DeepMind’s AlphaGo Zero AI program just became the Go champion of the world without human data or guidance. This new system marks a significant technological jump from the AlphaGo program which beat Go champion Lee Sedol in 2016.
The game of Go has been played for more than 2,500 years and is widely viewed as not only a game, but a complex art form. And a popular one at that. When the artificially intelligent AlphaGo from DeepMind played its first game against Sedol in March 2016, 60 million viewers tuned in to watch in China alone. AlphaGo went on to win four of five games, surprising the world and signifying a major achievement in AI research.
Unlike the chess match between Deep Blue and Garry Kasparov in 1997, AlphaGo did not win by brute force computing alone. The more complex programming of AlphaGo amazed viewers not only with the excellency of its play, but also with its creativity. The infamous “move 37” in game two was described by Go player Fan Hui as “So beautiful.” It was also so unusual that one of the commentators thought it was a mistake. Fan Hui explained, “It’s not a human move. I’ve never seen a human play this move.”
In other words, AlphaGo not only signified an iconic technological achievement, but also shook deeply held social and cultural beliefs about mastery and creativity. Yet, it turns out that AlphaGo was only the beginning. Today, DeepMind announced AlphaGo Zero.
Unlike AlphaGo, AlphaGo Zero was not shown a single human game of Go from which to learn. AlphaGo Zero learned entirely from playing against itself, with no prior knowledge of the game. Although its first games were random, the system used what DeepMind is calling a novel form of reinforcement learning to combine a neural network with a powerful search algorithm to improve each time it played.
In a DeepMind blog about the announcement, the authors write, “This technique is more powerful than previous versions of AlphaGo because it is no longer constrained by the limits of human knowledge. Instead, it is able to learn tabula rasa from the strongest player in the world: AlphaGo itself.”
Though previous AIs from DeepMind have mastered Atari games without human input, as the authors of the Nature article note, “the game of Go, widely viewed as the grand challenge for artificial intelligence, a precise and sophisticated lookahead in vast search spaces.” While the old Atari games were much more straightforward, the new AI system for AlphaGo Zero had to master the strategy for immediate moves, as well as how to anticipate moves that might be played far into the future.

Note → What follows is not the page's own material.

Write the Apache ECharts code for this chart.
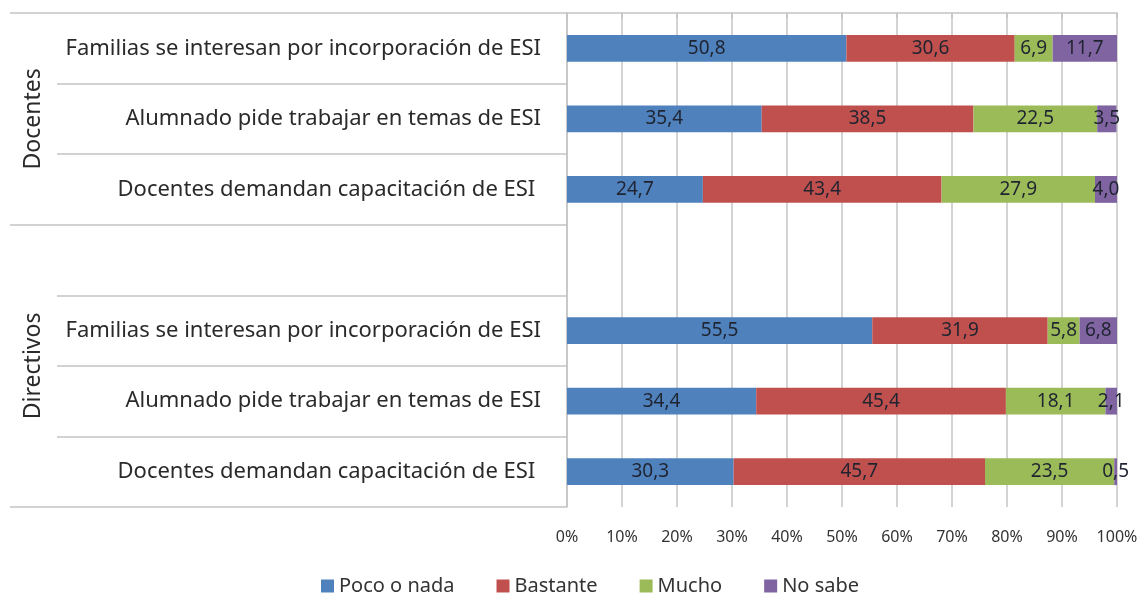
<!DOCTYPE html>
<html><head><meta charset="utf-8">
<script src="https://cdn.jsdelivr.net/npm/echarts@6/dist/echarts.min.js"></script>
<style>html,body{margin:0;padding:0;background:#fff}#c{width:1142px;height:593px}</style>
</head><body><div id="c"></div>
<script>
const categories = [
  'Familias se interesan por incorporación de ESI',
  'Alumnado pide trabajar en temas de ESI',
  'Docentes demandan capacitación de ESI ',
  '',
  'Familias se interesan por incorporación de ESI',
  'Alumnado pide trabajar en temas de ESI',
  'Docentes demandan capacitación de ESI '
];
const groupNames = ['Docentes', 'Directivos'];
const groupCenters = [1.5, 5];
const groupBounds = [0, 3, 7];
const seriesNames = ['Poco o nada', 'Bastante', 'Mucho', 'No sabe'];
const pocoONada = [50.8, 35.4, 24.7, null, 55.5, 34.4, 30.3];
const bastante  = [30.6, 38.5, 43.4, null, 31.9, 45.4, 45.7];
const mucho     = [6.9, 22.5, 27.9, null, 5.8, 18.1, 23.5];
const noSabe    = [11.7, 3.5, 4.0, null, 6.8, 2.1, 0.5];
const colors = ['#4F81BD', '#C0504D', '#9BBB59', '#8064A2'];

const FONT = 'Noto Sans';
const GRAY = '#c4c4c4';
const seriesData = [pocoONada, bastante, mucho, noSabe];

const chart = echarts.init(document.getElementById('c'), null, {renderer: 'canvas'});
chart.setOption({
  animation: false,
  color: colors,
  textStyle: {fontFamily: FONT},
  grid: {left: 567, right: 25, top: 13, bottom: 86, containLabel: false},
  legend: {
    top: 571, left: 316,
    itemWidth: 13, itemHeight: 13, itemGap: 42,
    icon: 'rect',
    textStyle: {fontFamily: FONT, fontSize: 20, color: '#333'},
    data: seriesNames
  },
  xAxis: {
    type: 'value', min: 0, max: 100, interval: 10,
    axisLine: {show: true, lineStyle: {color: GRAY, width: 1.5}},
    axisTick: {show: true, length: 5, lineStyle: {color: GRAY, width: 1.5}},
    splitLine: {show: true, lineStyle: {color: GRAY, width: 1.5}},
    axisLabel: {formatter: v => v + '%', fontFamily: FONT, fontSize: 16, color: '#333', margin: 22}
  },
  yAxis: [{
    type: 'category', inverse: true, data: categories,
    axisLine: {show: true, lineStyle: {color: GRAY, width: 1.5}},
    axisTick: {show: true, length: 510, lineStyle: {color: GRAY, width: 1.5}},
    axisLabel: {fontFamily: FONT, fontSize: 22, color: '#2a2a2a', margin: 26}
  }, {
    type: 'value', inverse: true, min: 0, max: 7, position: 'left', offset: 0,
    axisLine: {show: false},
    splitLine: {show: false},
    axisTick: {show: true, customValues: groupBounds, length: 557, lineStyle: {color: GRAY, width: 1.5}},
    axisLabel: {
      customValues: groupCenters,
      formatter: v => groupNames[groupCenters.indexOf(v)] || '',
      rotate: 90, fontFamily: FONT, fontSize: 23, color: '#2a2a2a', margin: 522
    }
  }],
  series: seriesNames.map((n, i) => ({
    name: n, type: 'bar', stack: 'total', yAxisIndex: 0,
    barCategoryGap: '62%',
    data: seriesData[i],
    label: {
      show: true, position: 'inside', color: '#1f2430', fontFamily: FONT, fontSize: 19,
      formatter: p => p.value == null ? '' : Number(p.value).toFixed(1).replace('.', ',')
    }
  }))
});
</script></body></html>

That this was done all without human demonstrations also takes the program a step beyond the original AlphaGo systems. But in addition to that, this new system learned with fewer input features than its predecessors, and while the original AlphaGo systems required two separate neural networks, AlphaGo Zero was built with only one.
AlphaGo Zero is not marginally better than its predecessor, but in an entirely new class of “superhuman performance” with an intelligence that is notably more general. After just three days of playing against itself (4.9 million times), AlphaGo Zero beat AlphaGo by 100 games to 0. It independently learned the ancient secrets of the masters, but also chose moves and developed strategies never before seen among human players.
Co-founder and CEO of DeepMind, Demis Hassabis, said: “It’s amazing to see just how far AlphaGo has come in only two years. AlphaGo Zero is now the strongest version of our program and shows how much progress we can make even with less computing power and zero use of human data.”
Hassabis continued, “Ultimately we want to harness algorithmic breakthroughs like this to help solve all sorts of pressing real world problems like protein folding or designing new materials. If we can make the same progress on these problems that we have with AlphaGo, it has the potential to drive forward human understanding and positively impact all of our lives.”